- INSTRUCTIONS FOR THE TASK
Copy out each line that mentions the word "matplotlib".

- GIVEN INFORMATION
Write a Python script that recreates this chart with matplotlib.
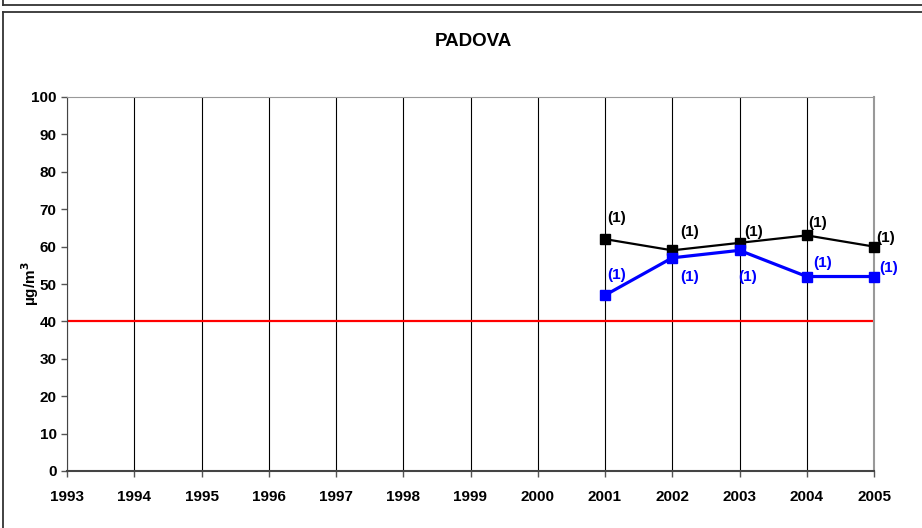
import matplotlib
matplotlib.use("Agg")
import matplotlib.pyplot as plt
from matplotlib.lines import Line2D

plt.rcParams["font.family"] = ["Liberation Sans", "DejaVu Sans"]
plt.rcParams["font.weight"] = "bold"

# data
years = list(range(1993, 2006))
obs_years = [2001, 2002, 2003, 2004, 2005]
black_vals = [62, 59, 61, 63, 60]
blue_vals = [47, 57, 59, 52, 52]
limit = 40
labels = ["(1)"] * 5
# label offsets (pixels)
black_off = [(12, 21), (17, 18), (14, 11), (11, 12), (12, 9)]
blue_off = [(12, 20), (17, -19), (8, -27), (16, 14), (15, 9)]

fig = plt.figure(figsize=(9.22, 5.28), dpi=100)
ax = fig.add_axes([67 / 922, 57 / 528, 807 / 922, 374 / 528])

for y in years:
    ax.axvline(y, color="black", lw=0.8, zorder=0)
ax.plot([years[0], years[-1]], [limit, limit], color="#ff0000", lw=1.6, zorder=2)
ax.plot(obs_years, black_vals, color="black", lw=1.6, marker="s", ms=6.5,
        zorder=3, clip_on=False)
ax.plot(obs_years, blue_vals, color="#0000ff", lw=2.3, marker="s", ms=6.5,
        zorder=4, clip_on=False)

for x, v, off, t in zip(obs_years, black_vals, black_off, labels):
    ax.annotate(t, (x, v), xytext=off, textcoords="offset pixels",
                ha="center", va="center", fontsize=11, fontweight="bold", color="black")
for x, v, off, t in zip(obs_years, blue_vals, blue_off, labels):
    ax.annotate(t, (x, v), xytext=off, textcoords="offset pixels",
                ha="center", va="center", fontsize=11, fontweight="bold", color="#0000ff")

ax.set_xlim(1993, 2005)
ax.set_ylim(0, 100)
ax.set_xticks(years)
ax.set_yticks(range(0, 101, 10))
ax.tick_params(axis="both", labelsize=11, length=4, width=1, color="#555555")
ax.tick_params(axis="x", pad=10)
for lab in ax.get_xticklabels() + ax.get_yticklabels():
    lab.set_fontweight("bold")
ax.spines["left"].set_color("#444444")
ax.spines["bottom"].set_color("#444444")
ax.spines["bottom"].set_linewidth(1.5)
ax.spines["top"].set_color("#999999")
ax.spines["right"].set_color("#999999")
ax.spines["right"].set_linewidth(1.5)

ax.set_ylabel("µg/m$^{3}$", fontsize=11, fontweight="bold", labelpad=-7)
fig.text(473 / 922, 1 - 41 / 528, "PADOVA", ha="center", va="center",
         fontsize=13.5, fontweight="bold")

# outer frames
H, W = 528.0, 922.0
frame = dict(color="#333333", lw=1.3, transform=fig.transFigure)
fig.add_artist(Line2D([3 / W, 1], [1 - 5 / H, 1 - 5 / H], **frame))
fig.add_artist(Line2D([3 / W, 3 / W], [1, 1 - 5 / H], **frame))
fig.add_artist(Line2D([3 / W, 1], [1 - 12 / H, 1 - 12 / H], **frame))
fig.add_artist(Line2D([3 / W, 3 / W], [0, 1 - 12 / H], **frame))

fig.savefig("out.png", dpi=100)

- SOLUTION TO THIS PROBLEM
Write a Python script that recreates this chart with matplotlib.
import matplotlib
matplotlib.use("Agg")
import matplotlib.pyplot as plt
from matplotlib.lines import Line2D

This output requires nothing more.